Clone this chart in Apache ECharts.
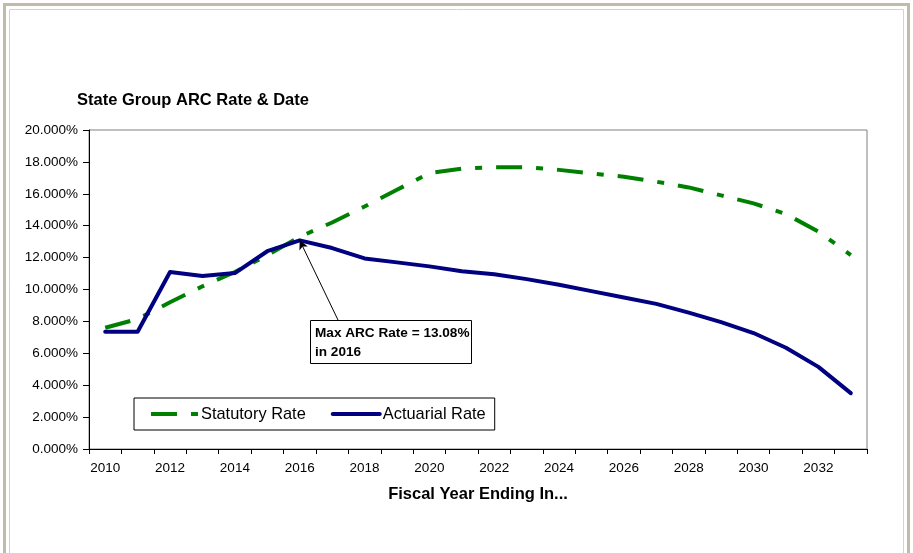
<!DOCTYPE html>
<html>
<head>
<meta charset="utf-8">
<script src="https://cdn.jsdelivr.net/npm/echarts@6/dist/echarts.min.js"></script>
<style>
  html, body { margin: 0; padding: 0; background: #fff; }
  #chart { width: 913px; height: 553px; }
</style>
</head>
<body>
<div id="chart"></div>
<script>
// Fiscal years on the category axis
const years = ['2010','2011','2012','2013','2014','2015','2016','2017','2018','2019','2020','2021',
               '2022','2023','2024','2025','2026','2027','2028','2029','2030','2031','2032','2033'];

// Rates in percent
const statutoryRate = [7.6, 8.15, 9.2, 10.2, 11.1, 12.15, 13.3, 14.2, 15.2, 16.25, 17.3, 17.58,
                       17.66, 17.67, 17.5, 17.28, 17.07, 16.76, 16.4, 15.9, 15.4, 14.73, 13.63, 12.16];
const actuarialRate = [7.35, 7.35, 11.1, 10.85, 11.03, 12.4, 13.08, 12.6, 11.95, 11.7, 11.45, 11.15,
                       10.95, 10.65, 10.3, 9.9, 9.5, 9.1, 8.55, 7.95, 7.27, 6.35, 5.15, 3.5];

// Peak of the actuarial curve, called out in the note
const maxYear = '2016';
const maxRate = 13.08;

const FONT = "'Liberation Sans', Arial, sans-serif";

const chart = echarts.init(document.getElementById('chart'));

chart.setOption({
  backgroundColor: '#ffffff',
  animation: false,
  textStyle: { fontFamily: FONT, color: '#000' },
  title: {
    text: 'State Group ARC Rate & Date',
    left: 77, top: 92, padding: 0,
    textStyle: { fontFamily: FONT, fontSize: 16.5, fontWeight: 'bold', color: '#000' }
  },
  grid: {
    left: 89, right: 46, top: 130, bottom: 104,
    show: true, borderColor: '#808080', borderWidth: 1, backgroundColor: '#fff'
  },
  legend: {
    left: 134, top: 398,
    padding: [8, 9, 8, 15],
    itemWidth: 47, itemHeight: 18, itemGap: 25,
    borderColor: '#000', borderWidth: 1, backgroundColor: '#fff',
    itemStyle: { opacity: 0 },
    lineStyle: { width: 4 },
    textStyle: { fontFamily: FONT, fontSize: 16.4, color: '#000', padding: [0, 0, 0, -2] },
    data: ['Statutory Rate', 'Actuarial Rate']
  },
  xAxis: {
    type: 'category',
    data: years,
    boundaryGap: true,
    name: 'Fiscal Year Ending In...',
    nameLocation: 'middle',
    nameGap: 37,
    nameTextStyle: { fontFamily: FONT, fontSize: 16.5, fontWeight: 'bold', color: '#000' },
    axisLine: { lineStyle: { color: '#000', width: 1 } },
    axisTick: { show: true, interval: 0, length: 5, lineStyle: { color: '#000' } },
    axisLabel: { interval: 1, margin: 12, fontFamily: FONT, fontSize: 13.5, color: '#000' },
    splitLine: { show: false }
  },
  yAxis: {
    type: 'value',
    min: 0, max: 20, interval: 2,
    axisLine: { show: true, lineStyle: { color: '#000', width: 1 } },
    axisTick: { show: true, length: 6, lineStyle: { color: '#000' } },
    axisLabel: {
      margin: 11, fontFamily: FONT, fontSize: 13.5, color: '#000',
      formatter: v => v.toFixed(3) + '%'
    },
    splitLine: { show: false }
  },
  series: [
    {
      name: 'Statutory Rate',
      type: 'line',
      data: statutoryRate,
      symbol: 'none',
      lineStyle: { color: '#008000', width: 4, type: [26, 14, 7, 14], cap: 'butt' },
      itemStyle: { color: '#008000' },
      z: 2
    },
    {
      name: 'Actuarial Rate',
      type: 'line',
      data: actuarialRate,
      symbol: 'none',
      lineStyle: { color: '#000080', width: 4, join: 'round', cap: 'round' },
      itemStyle: { color: '#000080' },
      z: 3,
      markLine: {
        silent: true,
        animation: false,
        label: { show: false },
        lineStyle: { color: '#000', width: 1, type: 'solid' },
        symbolSize: [7, 9],
        data: [[
          { coord: [maxYear, maxRate], symbol: 'arrow' },
          { x: 338, y: 320, symbol: 'none' }
        ]]
      }
    }
  ],
  graphic: [
    // outer frame of the sheet
    { type: 'rect', z: 100, silent: true,
      shape: { x: 4.5, y: 4.5, width: 904, height: 570 },
      style: { fill: 'none', stroke: '#c2baab', lineWidth: 3 } },
    { type: 'rect', z: 100, silent: true,
      shape: { x: 9.5, y: 9.5, width: 894, height: 570 },
      style: { fill: 'none', stroke: '#d8d3c8', lineWidth: 1 } },
    // note box for the peak
    { type: 'group', z: 50, left: 310, top: 320, children: [
      { type: 'rect', shape: { x: 0.5, y: 0.5, width: 161, height: 43 },
        style: { fill: '#fff', stroke: '#000', lineWidth: 1 } },
      { type: 'text', x: 5, y: 4,
        style: { text: 'Max ARC Rate = ' + maxRate.toFixed(2) + '%\nin ' + maxYear,
                 font: 'bold 13.6px ' + FONT, fill: '#000', lineHeight: 19 } }
    ]}
  ]
});
</script>
</body>
</html>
──────────────────────────────
- _Job_:
Ignore the images and quote every line of the listing exactly.

- _Result_:
Clone this chart in Apache ECharts.
<!DOCTYPE html>
<html>
<head>
<meta charset="utf-8">
<script src="https://cdn.jsdelivr.net/npm/echarts@6/dist/echarts.min.js"></script>
<style>
  html, body { margin: 0; padding: 0; background: #fff; }
  #chart { width: 913px; height: 553px; }
</style>
</head>
<body>
<div id="chart"></div>
<script>
// Fiscal years on the category axis
const years = ['2010','2011','2012','2013','2014','2015','2016','2017','2018','2019','2020','2021',
               '2022','2023','2024','2025','2026','2027','2028','2029','2030','2031','2032','2033'];

// Rates in percent
const statutoryRate = [7.6, 8.15, 9.2, 10.2, 11.1, 12.15, 13.3, 14.2, 15.2, 16.25, 17.3, 17.58,
                       17.66, 17.67, 17.5, 17.28, 17.07, 16.76, 16.4, 15.9, 15.4, 14.73, 13.63, 12.16];
const actuarialRate = [7.35, 7.35, 11.1, 10.85, 11.03, 12.4, 13.08, 12.6, 11.95, 11.7, 11.45, 11.15,
                       10.95, 10.65, 10.3, 9.9, 9.5, 9.1, 8.55, 7.95, 7.27, 6.35, 5.15, 3.5];

// Peak of the actuarial curve, called out in the note
const maxYear = '2016';
const maxRate = 13.08;

const FONT = "'Liberation Sans', Arial, sans-serif";

const chart = echarts.init(document.getElementById('chart'));

chart.setOption({
  backgroundColor: '#ffffff',
  animation: false,
  textStyle: { fontFamily: FONT, color: '#000' },
  title: {
    text: 'State Group ARC Rate & Date',
    left: 77, top: 92, padding: 0,
    textStyle: { fontFamily: FONT, fontSize: 16.5, fontWeight: 'bold', color: '#000' }
  },
  grid: {
    left: 89, right: 46, top: 130, bottom: 104,
    show: true, borderColor: '#808080', borderWidth: 1, backgroundColor: '#fff'
  },
  legend: {
    left: 134, top: 398,
    padding: [8, 9, 8, 15],
    itemWidth: 47, itemHeight: 18, itemGap: 25,
    borderColor: '#000', borderWidth: 1, backgroundColor: '#fff',
    itemStyle: { opacity: 0 },
    lineStyle: { width: 4 },
    textStyle: { fontFamily: FONT, fontSize: 16.4, color: '#000', padding: [0, 0, 0, -2] },
    data: ['Statutory Rate', 'Actuarial Rate']
  },
  xAxis: {
    type: 'category',
    data: years,
    boundaryGap: true,
    name: 'Fiscal Year Ending In...',
    nameLocation: 'middle',
    nameGap: 37,
    nameTextStyle: { fontFamily: FONT, fontSize: 16.5, fontWeight: 'bold', color: '#000' },
    axisLine: { lineStyle: { color: '#000', width: 1 } },
    axisTick: { show: true, interval: 0, length: 5, lineStyle: { color: '#000' } },
    axisLabel: { interval: 1, margin: 12, fontFamily: FONT, fontSize: 13.5, color: '#000' },
    splitLine: { show: false }
  },
  yAxis: {
    type: 'value',
    min: 0, max: 20, interval: 2,
    axisLine: { show: true, lineStyle: { color: '#000', width: 1 } },
    axisTick: { show: true, length: 6, lineStyle: { color: '#000' } },
    axisLabel: {
      margin: 11, fontFamily: FONT, fontSize: 13.5, color: '#000',
      formatter: v => v.toFixed(3) + '%'
    },
    splitLine: { show: false }
  },
  series: [
    {
      name: 'Statutory Rate',
      type: 'line',
      data: statutoryRate,
      symbol: 'none',
      lineStyle: { color: '#008000', width: 4, type: [26, 14, 7, 14], cap: 'butt' },
      itemStyle: { color: '#008000' },
      z: 2
    },
    {
      name: 'Actuarial Rate',
      type: 'line',
      data: actuarialRate,
      symbol: 'none',
      lineStyle: { color: '#000080', width: 4, join: 'round', cap: 'round' },
      itemStyle: { color: '#000080' },
      z: 3,
      markLine: {
        silent: true,
        animation: false,
        label: { show: false },
        lineStyle: { color: '#000', width: 1, type: 'solid' },
        symbolSize: [7, 9],
        data: [[
          { coord: [maxYear, maxRate], symbol: 'arrow' },
          { x: 338, y: 320, symbol: 'none' }
        ]]
      }
    }
  ],
  graphic: [
    // outer frame of the sheet
    { type: 'rect', z: 100, silent: true,
      shape: { x: 4.5, y: 4.5, width: 904, height: 570 },
      style: { fill: 'none', stroke: '#c2baab', lineWidth: 3 } },
    { type: 'rect', z: 100, silent: true,
      shape: { x: 9.5, y: 9.5, width: 894, height: 570 },
      style: { fill: 'none', stroke: '#d8d3c8', lineWidth: 1 } },
    // note box for the peak
    { type: 'group', z: 50, left: 310, top: 320, children: [
      { type: 'rect', shape: { x: 0.5, y: 0.5, width: 161, height: 43 },
        style: { fill: '#fff', stroke: '#000', lineWidth: 1 } },
      { type: 'text', x: 5, y: 4,
        style: { text: 'Max ARC Rate = ' + maxRate.toFixed(2) + '%\nin ' + maxYear,
                 font: 'bold 13.6px ' + FONT, fill: '#000', lineHeight: 19 } }
    ]}
  ]
});
</script>
</body>
</html>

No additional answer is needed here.